'Learning by doing' on the road to net zero

'Learning by doing' on the road to net zero

10 February 2020

Andrew Roper

Channel: People & skills

DSO director Andrew Roper discusses 'Learning by doing', a key principle that Scottish and Southern Electricity Networks is applying to the net zero transition

 

Don't just think about it, simulate it!

There is a great deal that we do not (yet) know in how electricity networks will function, which ideas will win the day, and how customer behaviour and engagement with our business might change. ‘Learning by doing' ensures we are responsive and proactive in finding solutions to changing demands and signals. Learning by doing doesn't just mean applying the practical lessons that our project participation teaches us. It also means thinking about how we are engaging and interacting with our wider stakeholders and especially how they want to interact with the energy system that serves them.

Learning by doing delivers better results for our customers through listening to their needs and developing a nuanced understanding of how our stakeholders will act in the future energy system.

 

Simulating the future

In the summer of 2019, we took an industry-first step in hosting a series of ‘market rules simulation' events. The learnings gathered through these simulations will form a key part of SSEN's Project TRANSITION.

TRANSITION is a five-year project which will design, develop and demonstrate the operations of DSO architecture. The project's focus is to support local energy flexibility and facilitate new markets, such as peer-to-peer trading, whilst maintaining neutrality and delivering on customer expectation. The first field trial of the rules developed through TRANSITION will take place in the summer of 2020.

The TRANSITION project team met in Reading with SSENs internal colleagues, which included representation from our planners, control room and trading teams. Assuming a different role in the energy industry, a scenario was given for each group to act out and make the decisions they felt that specific industry actor would make. We closely monitored how rules could impact each participant, and how unintended consequences may develop. The event process and rules were tweaked, and the event was rerun in Oxford involving the LEO project partners.

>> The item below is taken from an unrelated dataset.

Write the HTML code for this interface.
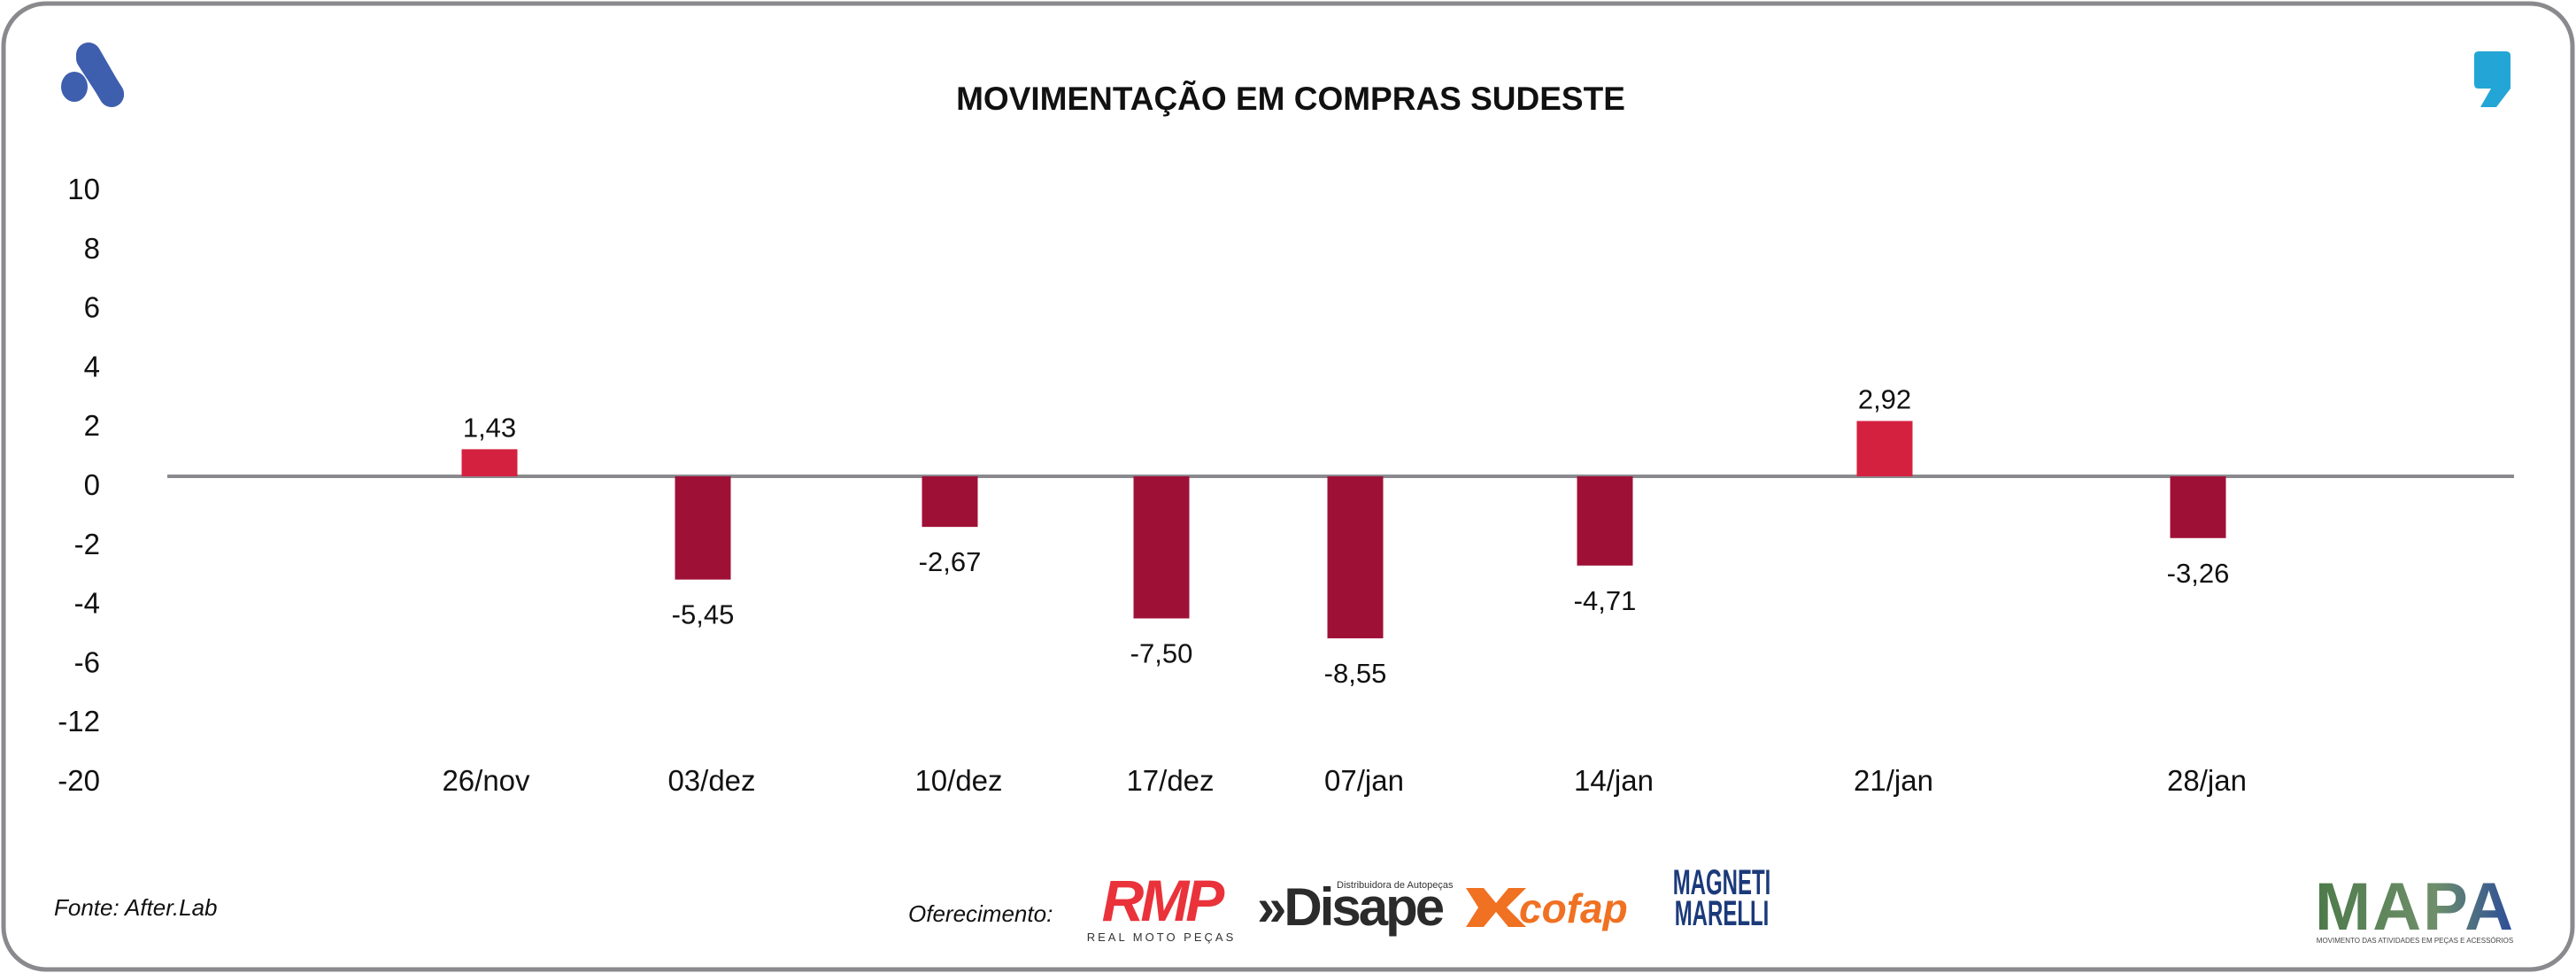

With a different audience, we noticed some similarities in the decisions they made but again gave another view on how they expected certain industry players could act. Attendees at the workshops were able to interact with future energy scenarios, test the rules that govern them and challenge those that create unfairness.

In October we hosted a further two workshops.

This time participants in the simulation represented the role they would be performing in the future energy system. This included suppliers, traders, aggregators, customers, DNOs, ESO, asset owners and industry experts, all participating in an interactive event that tested the rules of a future flexibility market. Participants traded a portfolio of flexibility assets and used the interaction to analyse the draft Basic Market Rules (BMR) that had been developed to structure the market. Drawing upon their expertise from different sectors of the industry, they tested the rules, checked for errors and identified loopholes which might allow the market to be damaged through manipulation.

 

Participants raised a variety of risks

Participants identified occasions where market actors would need to be compensated in the event of an ESO or DSO outage; where smaller market actors risked being disadvantaged; and where the DSO would need to be flexible if a market need ceased to exist. The high level of attendance at the market simulation event, the engagement during and after the day and the amount of material that attendees chose to take away with them, were indicative of the effective, stimulating format.

The ‘learning by doing' principle embedded within TRANSITION will now in turn inform the Energy Networks Association's Open Networks Project. The market simulation that SSEN has run will therefore help inform the whole network sector and wider energy industry. This new way of running an event brought a fresh view on, not just how stakeholders interact with network operators, but how other stakeholders interact with each other in a real-time simulation environment.

The transition to DSO, and the need to move quickly to accommodate net zero emissions, means we cannot wait to only learn from pilot projects. Simulation events allow us to get live feedback and incorporate the thinking of a wide range of industry actors quickly.

I am excited about the simulation days as a tool for stakeholder engagement as they can be easily replicated throughout a range of different projects.

 

Learning by doing

By being highly interactive, market simulation events ensure attendees feel like they have a real stake in the decisions that are being made, and their input is invaluable in highlighting areas that we may not have considered. The lessons we learn in these sessions will be applied to deliver real world benefits to the communities we serve.

A consistent comment that came back from all four simulation events was the desire for more scenarios to be run, and to be re-run. It wasn't just about SSEN altering the direction of where the project was to go, but stakeholders also got the opportunity to test the impact of taking different decisions.

The learnings from these workshops will help us ensure that neutrality and conflict avoidance are embedded in the future electricity system architecture.